In the US, there used to (~1980s) be plenty of storage
lockers at bus depots, train stations, and airports.
The gradual awareness in the US of the possibilities of terrorism
- UNABOM, the NI/IRA "Troubles", the 1993 WTC bombing, and
similar - gradually drove out most such anonymous-user
lockers, and after
9/11 they tended to be blocked off or removed more quickly,
even as people still had interest in cost-effective
short-term storage. Current arrangements seem to want
an existing relationship (overnight guest) or a paper
trail (ID + credit card).
Package storage in NTC vehicles allows the possibility
of having multiple devices being summoned to one or more
specific locations at specific times.
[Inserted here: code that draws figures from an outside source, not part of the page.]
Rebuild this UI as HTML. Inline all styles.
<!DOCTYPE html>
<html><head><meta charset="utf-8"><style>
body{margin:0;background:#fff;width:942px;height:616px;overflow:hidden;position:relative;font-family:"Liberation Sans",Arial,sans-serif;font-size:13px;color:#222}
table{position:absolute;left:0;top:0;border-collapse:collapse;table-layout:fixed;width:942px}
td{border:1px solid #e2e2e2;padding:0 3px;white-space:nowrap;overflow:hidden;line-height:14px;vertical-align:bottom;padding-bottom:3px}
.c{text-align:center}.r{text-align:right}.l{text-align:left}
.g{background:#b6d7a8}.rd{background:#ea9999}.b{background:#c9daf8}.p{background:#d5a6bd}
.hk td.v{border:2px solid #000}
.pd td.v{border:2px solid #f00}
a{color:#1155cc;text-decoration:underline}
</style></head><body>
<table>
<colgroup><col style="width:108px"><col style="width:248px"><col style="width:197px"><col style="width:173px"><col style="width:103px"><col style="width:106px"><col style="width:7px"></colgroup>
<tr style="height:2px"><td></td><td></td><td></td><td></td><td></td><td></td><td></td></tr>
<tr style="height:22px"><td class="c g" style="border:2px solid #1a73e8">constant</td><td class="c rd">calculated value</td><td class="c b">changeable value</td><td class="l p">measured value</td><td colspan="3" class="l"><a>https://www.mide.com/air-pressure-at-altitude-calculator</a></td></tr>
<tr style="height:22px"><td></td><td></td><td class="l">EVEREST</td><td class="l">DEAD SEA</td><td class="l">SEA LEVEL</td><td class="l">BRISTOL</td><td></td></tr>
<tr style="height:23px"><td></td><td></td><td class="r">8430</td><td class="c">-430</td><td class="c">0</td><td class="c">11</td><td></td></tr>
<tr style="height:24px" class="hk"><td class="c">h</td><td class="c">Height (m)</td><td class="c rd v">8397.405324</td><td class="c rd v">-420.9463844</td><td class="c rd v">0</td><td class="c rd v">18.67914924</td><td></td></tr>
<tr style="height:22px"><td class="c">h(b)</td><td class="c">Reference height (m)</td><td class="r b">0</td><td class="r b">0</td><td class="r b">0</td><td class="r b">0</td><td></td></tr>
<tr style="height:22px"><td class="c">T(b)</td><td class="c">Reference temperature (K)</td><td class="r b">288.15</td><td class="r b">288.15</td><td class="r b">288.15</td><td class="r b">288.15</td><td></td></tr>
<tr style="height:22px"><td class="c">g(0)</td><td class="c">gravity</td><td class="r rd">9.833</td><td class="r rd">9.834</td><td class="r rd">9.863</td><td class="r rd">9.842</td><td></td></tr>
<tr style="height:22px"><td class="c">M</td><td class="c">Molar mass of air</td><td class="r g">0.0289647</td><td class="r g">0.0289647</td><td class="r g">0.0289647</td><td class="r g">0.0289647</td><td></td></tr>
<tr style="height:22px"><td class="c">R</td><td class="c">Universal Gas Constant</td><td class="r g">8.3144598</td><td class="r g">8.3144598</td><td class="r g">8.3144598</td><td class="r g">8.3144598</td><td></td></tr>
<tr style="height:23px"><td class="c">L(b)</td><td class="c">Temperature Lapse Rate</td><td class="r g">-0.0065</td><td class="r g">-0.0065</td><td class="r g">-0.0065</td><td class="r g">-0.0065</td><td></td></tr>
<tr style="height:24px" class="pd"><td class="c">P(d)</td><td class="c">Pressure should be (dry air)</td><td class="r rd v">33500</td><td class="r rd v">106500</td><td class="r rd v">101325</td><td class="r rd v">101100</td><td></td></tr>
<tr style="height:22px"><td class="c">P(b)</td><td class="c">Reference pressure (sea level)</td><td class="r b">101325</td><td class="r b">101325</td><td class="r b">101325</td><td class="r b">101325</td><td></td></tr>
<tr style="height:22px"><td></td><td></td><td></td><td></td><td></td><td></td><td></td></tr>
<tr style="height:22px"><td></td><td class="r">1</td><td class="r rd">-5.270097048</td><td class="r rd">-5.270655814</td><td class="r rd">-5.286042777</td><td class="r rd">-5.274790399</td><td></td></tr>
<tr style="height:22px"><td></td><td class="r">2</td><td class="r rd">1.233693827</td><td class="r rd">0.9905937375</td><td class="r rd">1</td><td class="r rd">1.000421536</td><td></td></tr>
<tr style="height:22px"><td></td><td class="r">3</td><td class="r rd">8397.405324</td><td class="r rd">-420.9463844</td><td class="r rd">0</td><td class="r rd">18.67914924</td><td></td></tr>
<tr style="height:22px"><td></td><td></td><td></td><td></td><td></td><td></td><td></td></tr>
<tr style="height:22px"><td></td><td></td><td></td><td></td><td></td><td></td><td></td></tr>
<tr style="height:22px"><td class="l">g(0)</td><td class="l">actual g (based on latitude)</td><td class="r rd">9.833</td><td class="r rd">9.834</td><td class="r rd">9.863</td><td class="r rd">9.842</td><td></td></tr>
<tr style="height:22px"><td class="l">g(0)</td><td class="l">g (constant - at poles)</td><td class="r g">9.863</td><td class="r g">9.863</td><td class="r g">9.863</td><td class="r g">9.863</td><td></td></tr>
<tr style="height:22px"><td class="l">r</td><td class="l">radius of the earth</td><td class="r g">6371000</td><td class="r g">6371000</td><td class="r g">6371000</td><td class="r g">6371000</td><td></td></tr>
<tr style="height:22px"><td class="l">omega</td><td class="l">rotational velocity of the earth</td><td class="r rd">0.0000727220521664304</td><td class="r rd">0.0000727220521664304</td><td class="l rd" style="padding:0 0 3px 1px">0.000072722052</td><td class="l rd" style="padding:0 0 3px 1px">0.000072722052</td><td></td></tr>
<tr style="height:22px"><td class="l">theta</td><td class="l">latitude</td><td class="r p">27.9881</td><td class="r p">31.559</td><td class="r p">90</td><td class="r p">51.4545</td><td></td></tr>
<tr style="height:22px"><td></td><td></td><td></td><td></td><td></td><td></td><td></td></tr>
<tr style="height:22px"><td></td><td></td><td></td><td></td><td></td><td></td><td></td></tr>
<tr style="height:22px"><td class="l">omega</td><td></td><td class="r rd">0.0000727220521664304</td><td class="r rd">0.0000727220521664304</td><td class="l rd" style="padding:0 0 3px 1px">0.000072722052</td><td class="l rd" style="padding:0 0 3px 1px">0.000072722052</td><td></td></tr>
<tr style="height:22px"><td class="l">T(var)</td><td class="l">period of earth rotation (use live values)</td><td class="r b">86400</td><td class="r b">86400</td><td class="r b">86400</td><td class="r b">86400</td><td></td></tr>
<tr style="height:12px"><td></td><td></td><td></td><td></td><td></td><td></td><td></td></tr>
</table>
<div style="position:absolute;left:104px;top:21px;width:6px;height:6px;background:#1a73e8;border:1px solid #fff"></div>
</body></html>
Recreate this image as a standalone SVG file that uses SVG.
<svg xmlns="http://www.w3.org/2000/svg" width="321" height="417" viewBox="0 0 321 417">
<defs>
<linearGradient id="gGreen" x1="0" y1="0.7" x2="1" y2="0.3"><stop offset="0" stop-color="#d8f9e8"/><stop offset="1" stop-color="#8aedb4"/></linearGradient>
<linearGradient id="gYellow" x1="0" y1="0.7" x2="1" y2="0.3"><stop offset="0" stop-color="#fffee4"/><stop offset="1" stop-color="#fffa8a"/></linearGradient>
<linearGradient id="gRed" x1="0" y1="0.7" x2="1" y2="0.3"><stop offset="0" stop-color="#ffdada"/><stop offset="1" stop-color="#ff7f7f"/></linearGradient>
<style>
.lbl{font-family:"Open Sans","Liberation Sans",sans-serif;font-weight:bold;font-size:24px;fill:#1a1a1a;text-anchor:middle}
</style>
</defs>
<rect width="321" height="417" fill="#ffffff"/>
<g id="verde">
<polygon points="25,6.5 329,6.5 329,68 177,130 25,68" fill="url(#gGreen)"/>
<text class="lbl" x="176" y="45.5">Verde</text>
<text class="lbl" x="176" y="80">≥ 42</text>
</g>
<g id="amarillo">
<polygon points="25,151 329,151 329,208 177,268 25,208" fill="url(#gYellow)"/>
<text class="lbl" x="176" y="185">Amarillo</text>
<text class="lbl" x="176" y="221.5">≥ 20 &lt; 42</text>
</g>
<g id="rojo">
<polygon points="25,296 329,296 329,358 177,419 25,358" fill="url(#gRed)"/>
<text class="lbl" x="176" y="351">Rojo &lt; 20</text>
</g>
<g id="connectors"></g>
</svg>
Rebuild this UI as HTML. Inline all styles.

What could possibly go wrong?
People need to go home sometimes. This would be pretty complicated dealing with issues like someone being late to get their stuff. At least a shop can say come back tomorrow.
Yeah it's a state persistence issue. Your worker literally times out and state is lost. So maybe a central repository (database) or hand-off to a new worker. Then there's the whole idea of security and trust.
Like I said, it's a dumb idea. Which is why I expect to see an SV startup try it.
I'm Cody's co-founder. That is literally the origin of Bounce. "Bounce" your things away from you and back to you when you need them again. As mentioned it obviously comes with a host of challenges that you don't have in the current decentralised and static model - but I do believe it's achievable. And it's definitely something we want to tackle long term!
This idea, but in the trunks of Ubers (as a side gig for the driver), rather than static locations. You can summon your shit wherever you end up.